Para no perder esta buena costumbre, comparto con ustedes algunas reflexiones breves sobre el Evangelio. Este es el pasaje que quisiera que revisemos hoy:
En verdad, en verdad os digo que lloraréis y os lamentaréis, y el mundo se alegrará. Estaréis tristes, pero vuestra tristeza se convertirá en gozo. La mujer, cuando va a dar a luz, está triste, porque le ha llegado su hora; pero cuando ha dado a luz al niño, ya no se acuerda del aprieto por el gozo de que ha nacido un hombre en el mundo. También vosotros estáis tristes ahora, pero volveré a veros y se alegrará vuestro corazón y vuestra alegría nadie os la podrá quitar. Aquel día no me preguntaréis nada.
Quienes siguen la liturgia con alguna regularidad, sabrán que este texto es parte de una serie de pasajes en los cuales el hagiógrafo trata de presentarnos a un Jesús que se despide de sus discípulos, anunciando, además, la venida del Espíritu Santo. Como sabe el cristiano, después de la muerte y resurrección del Señor, eventos que hemos celebrado recientemente en Pacua, Jesús comparte con los discípulos un breve tiempo en el cual, entre otras cosas, se dirige a ellos para darles paz, incitarlos a la perseverancia y, esto es lo que me importa hoy, darles esperanza respecto del Reino que ha de hacerse en la tierra, pero que es solo encuentro pleno cuando nos reunimos con el Padre.
Muchas veces se me ha preguntado, por mi defensa de una teología débil, por mis posiciones poco “ortodoxas” en diferentes materias de orden moral, institucional y teórico dentro del marco cristiano, si en verdad creo. Si me pusiese muy minucioso y filosófico podría decir, como Vattimo, que creo que creo, mas no es esa mi intención. Si miro honestamente las cosas, no puedo dejar de reconocer que creo firmemente en la revelación cristiana y no solo en su dimensión moral que, como recordó hace muy poco Pablo Quintanilla parece una verdad indubitable; creo también en sus postulados metafísicos.

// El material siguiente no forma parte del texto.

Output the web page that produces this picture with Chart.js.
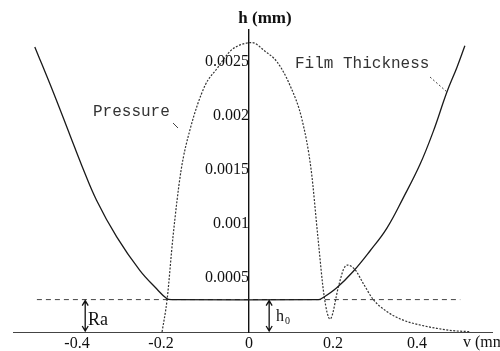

En ese sentido, este pasaje y muchos otros que se han leído en estos días, nos recuerdan eso. Nos recuerdan que el seguimiento de Jesús no es solo entusiasmo por la acción, aunque sea esta fundamental: seguir al Señor es también confiar en sus promesas, creer en sus palabras. Confiar en un mañana que viene, en un encuentro pleno en el que no habrán más dudas, en el que no se harán más preguntas. Esto, por supuesto, tiene sus riesgos, bien denunciados por la crítica de Marx y Feuerbach a la religión, y resumidos con gran belleza en la visita de Juan Pablo II a nuestro país: el hambre que debe saciarse no solo debe ser el de Dios, sino también el de pan. La frase lo dice bien al poner ambas cosas de la mano: ni entusiasmo desorientado por la acción ni contemplación carente de correlato en la praxis.
Quizá como pocas empresas teológicas, la teología de la liberación ha logrado recordarnos con fuerza y con la madurez que sus ideas han logrado a través de más de 40 años, que el fino balance entre mística y profecía es lo que necesitamos en la vida cristiana. Aprender a contemplar en la acción, aprender a luchar por la transformación del mundo sin nunca perder la perspectiva cristiana de vista. Es en el amor inmenso y gratuito de Dios, en ese amor en el que las preguntas se agotan y todo es plenitud, en el que debe inspirarse nuestra praxis. Hoy ese amor es esperanza que se esboza; mañana, como lo promete Jesús en este pasaje, será verdad indudable que acalle nuestras preguntas.